What lay behind the intensity of emotion that drove so many young people of my generation to push safety pins through their cheeks, carve their hair into styles last seen on native North Americans in the nineteenth century and to dress in black plastic bin liners?

 

 

On Friday, I read with some sadness of the news of the death of Shane MacGowan of the Irish punk rock band, The Pogues. Despite having written a novel based on punk rock - Vicious (https://www.michaelforester.co.uk/books/vicious) - I was never actually a punk rocker myself. But I did take a considerable interest in what lay behind the intensity of emotion that drove so many young people of my generation to push safety pins through their cheeks, carve their hair into styles last seen on native North Americans in the nineteenth century and to dress in black plastic bin liners.

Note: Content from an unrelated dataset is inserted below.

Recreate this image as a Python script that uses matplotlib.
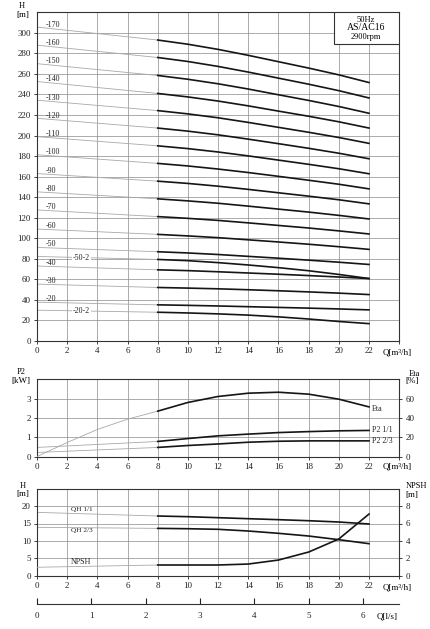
import matplotlib
matplotlib.use('Agg')
import matplotlib.pyplot as plt
import numpy as np
from matplotlib.patches import Rectangle

plt.rcParams['font.family'] = ['Liberation Serif', 'DejaVu Serif']

W, H = 431, 629

# --- head curves per model (Q in m3/h, H in m) ---
Q_MAIN = [0, 8, 10, 12, 14, 16, 18, 20, 22]
MODELS = ['-170', '-160', '-150', '-140', '-130', '-120', '-110', '-100',
          '-90', '-80', '-70', '-60', '-50', '-40', '-30', '-20']
HEADS = [
    [305.6, 293.0, 288.9, 283.9, 278.1, 271.9, 265.7, 259.1, 251.6],
    [288.0, 276.0, 272.1, 267.3, 261.8, 255.9, 250.0, 243.7, 236.6],
    [270.0, 258.5, 254.8, 250.4, 245.3, 239.7, 234.2, 228.3, 221.7],
    [252.6, 241.0, 237.6, 233.6, 228.9, 223.8, 218.8, 213.4, 207.3],
    [234.4, 224.3, 221.1, 217.3, 212.8, 208.0, 203.2, 198.1, 192.4],
    [216.8, 207.3, 204.3, 200.7, 196.5, 192.1, 187.6, 182.8, 177.4],
    [198.9, 190.0, 187.3, 184.0, 180.2, 176.1, 172.0, 167.7, 162.8],
    [181.3, 172.9, 170.4, 167.4, 164.0, 160.3, 156.5, 152.6, 148.1],
    [163.0, 155.6, 153.4, 150.7, 147.6, 144.3, 141.0, 137.5, 133.5],
    [145.2, 138.4, 136.4, 134.1, 131.3, 128.4, 125.5, 122.3, 118.8],
    [127.6, 121.1, 119.4, 117.4, 115.0, 112.5, 110.0, 107.2, 104.2],
    [109.0, 103.8, 102.3, 100.6, 98.5, 96.4, 94.2, 91.8, 89.2],
    [91.1, 86.9, 85.7, 84.2, 82.4, 80.6, 78.7, 76.7, 74.5],
    [73.0, 69.3, 68.5, 67.4, 66.2, 65.0, 63.7, 62.3, 60.8],
    [55.4, 52.1, 51.5, 50.8, 49.9, 48.9, 47.8, 46.6, 45.2],
    [37.8, 35.2, 34.7, 34.1, 33.4, 32.7, 32.0, 31.2, 30.3],
]
MODELS_REDUCED = ['-50-2', '-20-2']
HEADS_REDUCED = [
    [82.3, 79.4, 78.2, 76.3, 74.0, 71.4, 68.4, 64.8, 60.8],
    [30.0, 28.0, 27.3, 26.4, 25.2, 23.5, 21.4, 19.0, 16.9],
]

# --- power / efficiency ---
Q_PWR = [0, 2, 4, 6, 8, 10, 12, 14, 16, 18, 20, 22]
ETA = [0, 14.5, 28.0, 38.7, 47.0, 56.0, 62.2, 65.6, 66.6, 64.6, 59.4, 51.4]
Q_P2 = [0, 8, 10, 12, 14, 16, 18, 20, 22]
P2_FULL = [0.47, 0.78, 0.93, 1.07, 1.16, 1.24, 1.29, 1.33, 1.35]
P2_23 = [0.21, 0.47, 0.57, 0.65, 0.74, 0.79, 0.81, 0.81, 0.81]

# --- single stage head / NPSH ---
Q_STG = [0, 8, 10, 12, 14, 16, 18, 20, 22]
QH_FULL = [18.2, 17.15, 16.96, 16.67, 16.38, 16.1, 15.8, 15.43, 14.86]
QH_23 = [13.9, 13.6, 13.5, 13.33, 12.84, 12.18, 11.4, 10.35, 9.2]
NPSH = [0.97, 1.23, 1.23, 1.23, 1.34, 1.80, 2.72, 4.22, 7.09]

X_TICKS = list(range(0, 25, 2))
X_LABELS = [str(v) for v in range(0, 23, 2)] + ['']
LS_TICKS = [0, 1, 2, 3, 4, 5, 6]

BLACK = '#151515'
GREY = '#a8a8a8'
GRID = '#8a8a8a'
FS = 6.5


def px_axes(fig, left, top, right, bottom):
    return fig.add_axes([left / W, 1 - bottom / H, (right - left) / W, (bottom - top) / H])


def fig_text(fig, x, y, s, **kw):
    kw.setdefault('fontsize', FS)
    fig.text(x / W, 1 - y / H, s, ha=kw.pop('ha', 'center'), va=kw.pop('va', 'center'), **kw)


def style_axes(ax, yticks, ylim):
    ax.set_xlim(0, 24)
    ax.set_ylim(*ylim)
    ax.set_xticks(X_TICKS)
    ax.set_xticklabels(X_LABELS)
    ax.set_yticks(yticks)
    ax.grid(True, color=GRID, linewidth=0.5)
    ax.set_axisbelow(True)
    ax.tick_params(direction='out', length=2.5, width=0.6, labelsize=FS, pad=2, colors='#222')
    for sp in ax.spines.values():
        sp.set_color('#333')
        sp.set_linewidth(0.8)


def style_right(ax, yticks, ylim):
    ax.set_ylim(*ylim)
    ax.set_yticks(yticks)
    ax.tick_params(direction='out', length=2.5, width=0.6, labelsize=FS, pad=2, colors='#222')
    for sp in ax.spines.values():
        sp.set_visible(False)


def draw_curve(ax, q, v, split=8):
    q = np.asarray(q, float)
    v = np.asarray(v, float)
    lo = q <= split
    hi = q >= split
    ax.plot(q[lo], v[lo], color=GREY, linewidth=0.6, zorder=2)
    ax.plot(q[hi], v[hi], color=BLACK, linewidth=1.2, zorder=3)


fig = plt.figure(figsize=(W / 100, H / 100), dpi=100)

# ---------------- main head chart ----------------
ax = px_axes(fig, 37, 12.3, 399.2, 341)
style_axes(ax, range(0, 301, 20), (0, 320))
for name, heads in zip(MODELS, HEADS):
    draw_curve(ax, Q_MAIN, heads)
    y0 = np.interp(0.5, Q_MAIN, heads)
    ax.text(0.55, y0 + 3.2, name, fontsize=5.8, ha='left', va='center', color='#222')
for name, heads in zip(MODELS_REDUCED, HEADS_REDUCED):
    draw_curve(ax, Q_MAIN, heads)
    y0 = np.interp(3.0, Q_MAIN, heads)
    ax.text(2.96, y0, name, fontsize=5.8, ha='center', va='center', color='#222', zorder=4,
            bbox=dict(facecolor='white', edgecolor='none', pad=0.6))

box = Rectangle((19.7, 288.9), 4.3, 31.1, facecolor='white', edgecolor='#333',
                linewidth=0.8, zorder=5)
ax.add_patch(box)
fig_text(fig, 366, 19.5, '50Hz', fontsize=6)
fig_text(fig, 366, 28, 'AS/AC16', fontsize=7)
fig_text(fig, 366, 37, '2900rpm', fontsize=6)

fig_text(fig, 22, 6.5, 'H', fontsize=6)
fig_text(fig, 23, 15, '[m]')
fig_text(fig, 383, 353, 'Q[m³/h]', ha='left')

# ---------------- power / efficiency chart ----------------
axp = px_axes(fig, 37, 379.3, 399.2, 456.5)
style_axes(axp, [0, 1, 2, 3], (0, 4))
draw_curve(axp, Q_P2, P2_FULL)
draw_curve(axp, Q_P2, P2_23)
axe = axp.twinx()
style_right(axe, [0, 20, 40, 60], (0, 80))
draw_curve(axe, Q_PWR, ETA)
axp.text(22.2, 2.45, 'Eta', fontsize=5.8, ha='left', va='center', color='#222')
axp.text(22.2, 1.35, 'P2 1/1', fontsize=5.8, ha='left', va='center', color='#222')
axp.text(22.2, 0.79, 'P2 2/3', fontsize=5.8, ha='left', va='center', color='#222')

fig_text(fig, 21.5, 372.5, 'P2', fontsize=6)
fig_text(fig, 21, 381, '[kW]')
fig_text(fig, 414, 373.5, 'Eta', fontsize=6)
fig_text(fig, 412, 381.5, '[%]')
fig_text(fig, 383, 466, 'Q[m³/h]', ha='left')

# ---------------- stage head / NPSH chart ----------------
axn = px_axes(fig, 37, 488.7, 399.2, 575.7)
style_axes(axn, [0, 5, 10, 15, 20], (0, 25))
draw_curve(axn, Q_STG, QH_FULL)
draw_curve(axn, Q_STG, QH_23)
axr = axn.twinx()
style_right(axr, [0, 2, 4, 6, 8], (0, 10))
draw_curve(axr, Q_STG, NPSH)
axn.text(2.25, 18.9, 'QH 1/1', fontsize=5.2, ha='left', va='center', color='#222')
axn.text(2.25, 12.85, 'QH 2/3', fontsize=5.2, ha='left', va='center', color='#222')
axn.text(2.25, 3.85, 'NPSH', fontsize=5.8, ha='left', va='center', color='#222')

fig_text(fig, 22.3, 485.7, 'H', fontsize=6)
fig_text(fig, 23.3, 494, '[m]')
fig_text(fig, 416.5, 485.7, 'NPSH', fontsize=6)
fig_text(fig, 412, 494.5, '[m]')
fig_text(fig, 383, 587.7, 'Q[m³/h]', ha='left')

# ---------------- Q in l/s scale ----------------
axq = px_axes(fig, 37, 600, 399.2, 604)
axq.set_xlim(0, 24 / 3.6)
axq.set_ylim(0, 1)
axq.set_xticks(LS_TICKS)
axq.set_yticks([])
for side in ('left', 'right', 'top'):
    axq.spines[side].set_visible(False)
axq.spines['bottom'].set_color('#333')
axq.spines['bottom'].set_linewidth(0.8)
axq.tick_params(axis='x', direction='in', length=4, width=0.8, labelsize=FS, pad=6, colors='#222')
axq.patch.set_alpha(0)
fig_text(fig, 377, 616, 'Q[l/s]', ha='left')

fig.savefig('out.png', dpi=100)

That was in the 1970s, when some of the better-known icons such as Sid Vicious were drawn to extremes of suicide and, (though it was never proven in court), possibly murder.

 

The only explanation I was ever able to come up with as to why, is the likelihood that such behaviour was driven by hopelessness arising from a sense of powerlessness. When you are born into poverty, relative or absolute, when your failure in formal education pushes you to the margins of ridicule and exclusion, when the prospect of finding meaningful, adequately remunerated employment are non-existent, then you find ways of expressing your anger and frustration, however odd or offensive it appears to the well fed, well-healed, well-satisfied conformists that look on in bemusement.

 

The behaviour of the few strikes a chord with the dissatisfactions of the many and pretty soon you have a movement, a bandwagon onto which the money-makers will always jump. A concert where musicians smash their instruments, spit on the audience and scream f*** you at anyone in site? Sure, we can give you that. Buy your, tickets, pay your dues. Come and enjoy hating everyone and everything that you blame for an evening in the company of hordes of your fellow frustrated. Then return home to whatever home might be – a middle-class parental halls-adjoining semi-d, an ill-maintained council house on a deprived estate, or a cardboard box in a shop doorway. Nothing has changed. Tomorrow you will get up to face the same future you fall sleep with tonight. But for a few hours you have felt better.

 

By the 1980s, the energy of punk had to some extent been channelled and mixed with older musical traditions practised by arguably more gifted musicians. One of the results was the emergence of punk folk and one of its high priests, Shane MacGowan, fixed into the formaldehyde of memory by Fairytale For New York. Indisputably tuneful and lyrical, it sustains and encapsulates the hopeless cynicism of original punk:

 

Christmas Day in the drunk tank makes me think of you, babe. Because I got on a lucky one that came in at 18 to 1, that’s an omen that next year is definitely going to be better for both of us. Those dreams we hid for fear of them being dashed, we can share them, mingle them, until together we realise them. So we kissed in the corner and danced through the night – until, our shared dream faded and the ‘you’ I found myself with was no longer handsome or pretty. Now I see you as an old slut on junk, a scumbag, a maggot, and I pray God this is our last Christmas together. You let me down. And yet I still can’t leave you because I can’t make it on my own. So here we remain, lost in the cycle of hopelessness and cynicism born of disappointment, too broken inside and outside to muster the will to change. And through it all, those bells are still ringing out for Christmas Day.

 

Much later, in 2000, Kirsty MacColl, Shane MacGowan‘s co-singer on Fairytale For New York, died tragically, saving her teenage son in a diving accident in Mexico. Shane MacGowan battled alcohol addiction all his life, stemming, it is said, from being given Guinness to drink at the age of 5 to help him sleep. That was followed by a life spent professionally and personally in drinking establishments. Is it a tad ironic that before dying on the 30th of November he had accepted the administration of last rites?

 

Sleep soundly, Shane.And when you next wake, keep hitting those keys. You might finally make it to number one this year, if we can live with your use Word f***** but somehow I really don’t think you’ll give a f***.